By the time I got back to my office the staff was already having a party (100 of them) on the basis of my winnings. 
 

Sunday, 4 November 2012

Lineages

I love it when a sense of lineage emerges in any field. I know how much I owe to my own teachers – and theirs.

The pianist Adelina de Lara, who was still playing in her 80s in the 1950s, was a pupil of Robert Schumann’s wife, Clara. This is how she recalled one lesson in the 1880s:

"I had just finished playing part of Brahms's Scherzo in E flat minor, op 4, when the door opened and in walked a short stout man. He wore a beard and his hair was long, swept back from a magnificent brow...

"The unusual intrusion into one of my teacher's lessons caused me to glance at her. Would she be annoyed? But to my surprise she was smiling at the intruder, a smile I had rarely seen before. Without greeting him she told me to repeat what I had already played. By then the visitor was standing behind me and I began to play.

"Then, as I finished the opening phrase I heard his voice: 'No, no, it is too fast - you must draw it out like this.' His hands were already on the keyboard, and Clara Schumann was saying, 'Let Dr Brahms show you, Adelina’."
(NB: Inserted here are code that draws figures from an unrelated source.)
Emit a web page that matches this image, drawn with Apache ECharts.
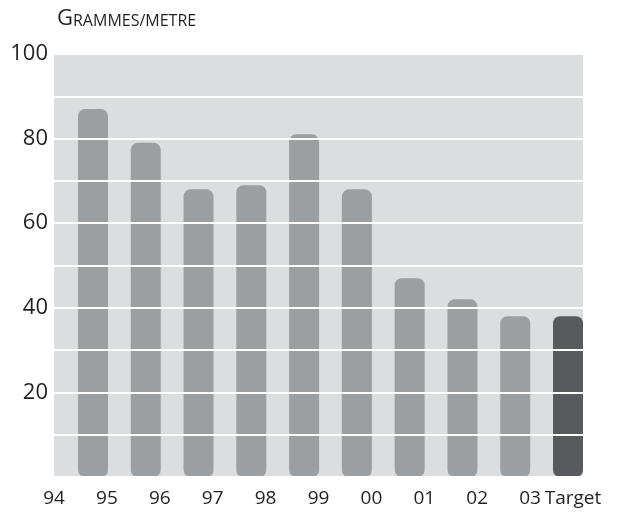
<!DOCTYPE html>
<html>
<head>
<meta charset="utf-8">
<script src="https://cdn.jsdelivr.net/npm/echarts@6/dist/echarts.min.js"></script>
<style>
  html, body { margin: 0; padding: 0; background: #fff; }
  #chart { width: 620px; height: 515px; }
</style>
</head>
<body>
<div id="chart"></div>
<script>
// Data
const years = ['95', '96', '97', '98', '99', '00', '01', '02', '03', 'Target']
const values = [87, 79, 68, 69, 81, 68, 47, 42, 38, 38]
// tick labels sit on the band edges, one more than the bars
const tickLabels = ['94', '95', '96', '97', '98', '99', '00', '01', '02', '03', 'Target']

const textColor = '#231f20'
const fontFamily = '"Open Sans", sans-serif'
const barColor = '#9c9fa2'
const targetColor = '#58595c'

const chart = echarts.init(document.getElementById('chart'))

const option = {
  animation: false,
  title: {
    text: '{a|G}{b|RAMMES/METRE}',
    left: 52,
    top: 3,
    textStyle: {
      fontWeight: 'normal',
      rich: {
        a: { fontSize: 22, fontWeight: 'normal', color: textColor, fontFamily: fontFamily, verticalAlign: 'bottom' },
        b: { fontSize: 16, fontWeight: 'normal', color: textColor, fontFamily: fontFamily, verticalAlign: 'bottom', padding: [0, 0, 1, 0] }
      }
    }
  },
  grid: [
    // background panel, gridlines and labels
    { left: 54, right: 37, top: 54, bottom: 38, show: true, backgroundColor: '#dcdddf', borderWidth: 0 },
    // bars, shifted so each bar sits right of its tick label
    { left: 66.6, right: 25.6, top: 54, bottom: 38 }
  ],
  xAxis: [
    {
      type: 'category',
      gridIndex: 0,
      data: tickLabels,
      boundaryGap: false,
      axisLine: { show: false },
      axisTick: { show: false },
      axisLabel: {
        interval: 0,
        margin: 12,
        fontSize: 19,
        color: textColor,
        fontFamily: fontFamily,
        formatter: v => v === 'Target' ? '{t|' + v + '}' : v,
        rich: {
          t: { fontSize: 19, color: textColor, fontFamily: fontFamily, padding: [0, 20, 0, 0] }
        }
      }
    },
    {
      type: 'category',
      gridIndex: 1,
      data: years,
      show: false
    }
  ],
  yAxis: [
    {
      type: 'value',
      gridIndex: 0,
      min: 0,
      max: 100,
      interval: 10,
      z: 5,
      axisLine: { show: false },
      axisTick: { show: false },
      axisLabel: {
        margin: 6,
        fontSize: 22,
        color: textColor,
        fontFamily: fontFamily,
        formatter: v => (v > 0 && v % 20 === 0) ? String(v) : ''
      },
      splitLine: { lineStyle: { color: '#ffffff', width: 2 } }
    },
    {
      type: 'value',
      gridIndex: 1,
      min: 0,
      max: 100,
      show: false
    }
  ],
  series: [
    {
      type: 'bar',
      xAxisIndex: 1,
      yAxisIndex: 1,
      data: values,
      barWidth: 30,
      z: 2,
      itemStyle: {
        borderRadius: 7,
        color: p => p.name === 'Target' ? targetColor : barColor
      }
    }
  ]
}

chart.setOption(option)
window.addEventListener('resize', () => chart.resize())
</script>
</body>
</html>
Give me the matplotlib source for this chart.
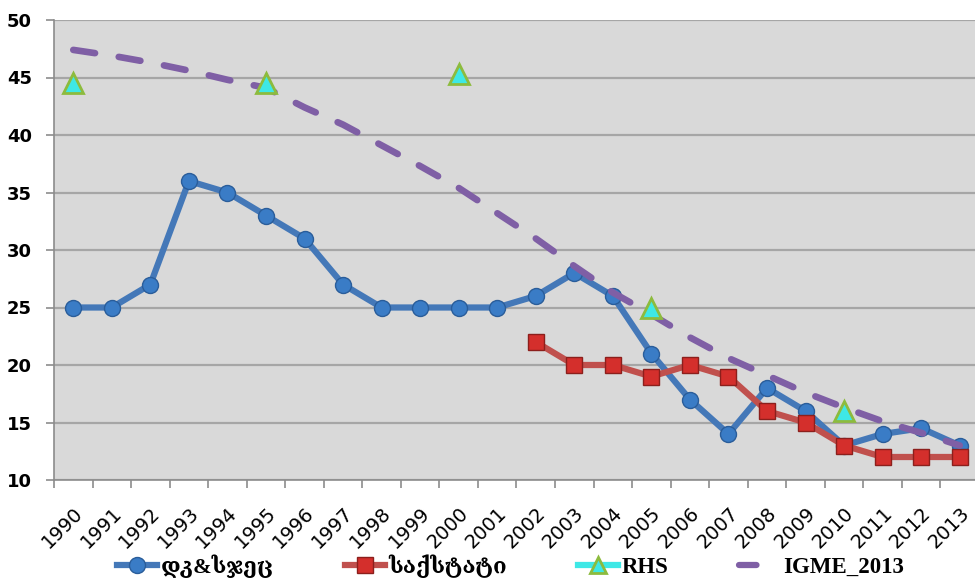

Here she is playing Schumann’s Kinderszenen: http://www.youtube.com/watch?v=eWutTfXvuW8

Thursday, 1 November 2012

Academic writing sucks (too often)

Why is it that so many academics so often write in such a glutinous and pompous style?

Consider this:

“Within the wider literature, the causal status of culture varies from being a supremely independent variable, the superordinate power in society to, at the other extreme, a mere epiphenomenon, a powerless superstructure.”

It’s from a paper by Brendan McSweeney of the University of Essex. Might there be an intelligible version of that? Perhaps not. Maybe it means nothing at all. Or, worse, that it’s saying something perfectly obvious.

So what a pleasure it is to turn to Professor Kenneth Hamilton’s book After the Golden Age: Romantic Pianism and Modern Performance. Full of insight. Radical in its approach. Charming and witty.

It might be read with benefit by every musician and musicologist (and academics from all disciplines).